Smooth implants are now favoured by the majority of plastic surgeons in the USA with approximately 87% preferring smooth and 13% textured [54]. Device preferences differ substantially in Europe and Australia, with 90% of surgeons favouring textured implants [2]. However, use of smooth implants may reduce the recurrence rate of capsular contracture when used as replacement implants [1, 24]. Smooth implants show a greater softness to the touch, and the newer generation of cohesive smooth round implants is attributed to a lower incidence of wrinkling due to optimal fill. Finally, the cost of smooth implants is typically 30% less than textured implants.

With our expertise in the field [2] and the results of this up-to-date literature review, it can be concluded that the use of a new subpectoral smooth implant is a good option in the treatment of recurrent CC. When re-implantation with a second implant is considered, it is very important to take into account the recent recommendations to decrease recurrence rate. These recommendations include total capsulectomy, implant placed in the submuscular plane, new implants, bloodless dissection, antibiotic irrigation, glove change, covering the incision site with an adhesive barrier, form-stable implants, a sleeve or funnel, nipple shields, and acellular dermal matrix [25, 45, 55, 56].

Limitations of the Study

This study has three main limitations. The first limitation is the small number of participants. Due to the small sample size, no statistical analysis was performed. The second limitation was the retrospective nature of the study which can introduce data collection bias. Finally, this study is limited by its quantity of long-term follow-up data. Larger series with longer follow-up are needed to validate the use of subpectoral smooth implant in the treatment of recurrent capsular contracture.

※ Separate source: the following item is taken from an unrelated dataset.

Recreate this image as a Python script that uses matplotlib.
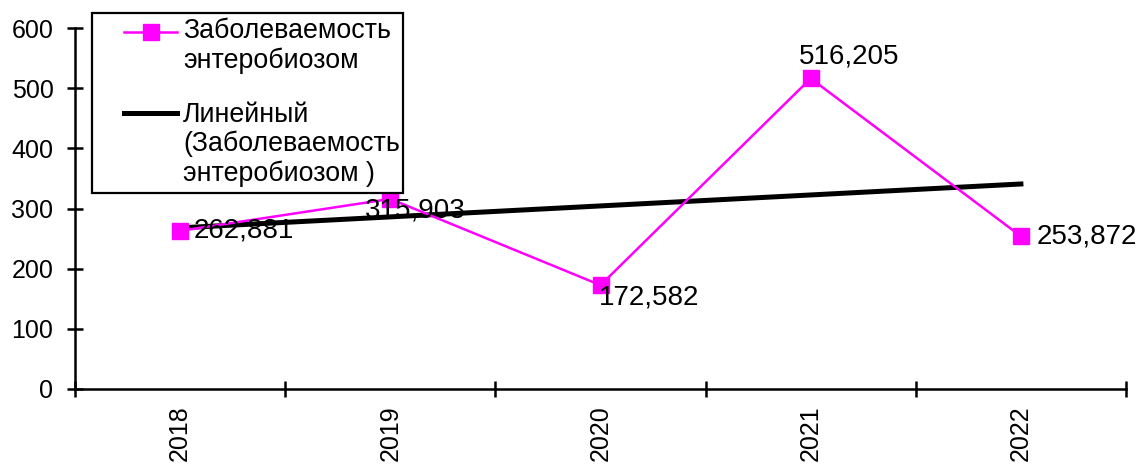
import matplotlib
matplotlib.use("Agg")
import matplotlib.pyplot as plt
from matplotlib.lines import Line2D
from matplotlib.patches import Rectangle
import numpy as np

years = ["2018", "2019", "2020", "2021", "2022"]
values = [262.881, 315.903, 172.582, 516.205, 253.872]
labels = ["262,881", "315,903", "172,582", "516,205", "253,872"]
series_name = "Заболеваемость\nэнтеробиозом"
trend_name = "Линейный\n(Заболеваемость\nэнтеробиозом )"

plt.rcParams['font.family'] = ['Liberation Sans', 'DejaVu Sans']

W, H = 1144, 468
fig = plt.figure(figsize=(W/100, H/100), dpi=100)
ax = fig.add_axes([75/W, 1-389/H, (1126-75)/W, (389-28)/H])

def fx(px):
    return px / W

def fy(py):
    return 1 - py / H

x = np.arange(len(years))
magenta = "#FF00FF"
l1, = ax.plot(x, values, color=magenta, lw=1.8, marker='s', markersize=11,
              markeredgecolor=magenta, markerfacecolor=magenta, zorder=3)
coef = np.polyfit(x, values, 1)
trend = np.polyval(coef, x)
l2, = ax.plot(x, trend, color='black', lw=3.6, zorder=2)

offsets = [((9.5, 0), 'left', 'center'),
           ((18, -8), 'center', 'center'),
           ((-1.5, -9), 'left', 'center'),
           ((28, 16), 'center', 'center'),
           ((11.5, 0), 'left', 'center')]
for xi, v, lab, (off, ha, va) in zip(x, values, labels, offsets):
    ax.annotate(lab, (xi, v), xytext=off, textcoords='offset points',
                ha=ha, va=va, fontsize=20, color='black', zorder=4)

ax.set_xlim(-0.5, 4.5)
ax.set_ylim(0, 600)
ax.set_yticks(range(0, 601, 100))
ax.set_xticks(np.arange(-0.5, 4.6, 1.0))
ax.set_xticklabels([])
ax.set_xticks(x, minor=True)
ax.set_xticklabels(years, minor=True, rotation=90)
ax.tick_params(axis='x', which='major', direction='inout', length=11, width=1.8)
ax.tick_params(axis='x', which='minor', length=0, pad=12, labelsize=18)
ax.tick_params(axis='y', direction='inout', length=11, width=1.8, pad=10, labelsize=18)

for s in ['top', 'right']:
    ax.spines[s].set_visible(False)
for s in ['left', 'bottom']:
    ax.spines[s].set_linewidth(1.8)

# legend drawn manually to match the reference layout
box = Rectangle((fx(92), fy(193)), fx(403) - fx(92), fy(13) - fy(193),
                transform=fig.transFigure, facecolor='white', edgecolor='black',
                linewidth=1.6, zorder=5)
fig.patches.append(box)
fig.lines.append(Line2D([fx(124), fx(177)], [fy(31.5), fy(31.5)],
                        transform=fig.transFigure, color=magenta, lw=1.8, zorder=6))
fig.lines.append(Line2D([fx(150.5)], [fy(31.5)], transform=fig.transFigure,
                        color=magenta, marker='s', markersize=11, lw=0, zorder=7))
fig.lines.append(Line2D([fx(124), fx(177)], [fy(113), fy(113)],
                        transform=fig.transFigure, color='black', lw=3.6, zorder=6))
fig.text(fx(183), fy(68), series_name, fontsize=19.3, va='baseline', ha='left',
         linespacing=1.16, zorder=7)
fig.text(fx(183), fy(181), trend_name, fontsize=19.3, va='baseline', ha='left',
         linespacing=1.16, zorder=7)

fig.savefig("out.png", dpi=100)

Our primary goal for the study was to create a descriptive cohort for baseline statistics but we are currently enrolling more patients who are to be prospectively followed.

Conclusion

When re-implantation is considered in a patient with recurrent CC, it is advisable to use a new implant after total capsulectomy is performed. Although the literature does not provide a univocal indication on the type of prosthesis to be used after a prosthetic revision for CC, the use of smooth implant is indicated when the prosthetic revision technique involves site change with subpectoral placement of prostheses. Long-term follow-up is needed to assess durability of outcomes.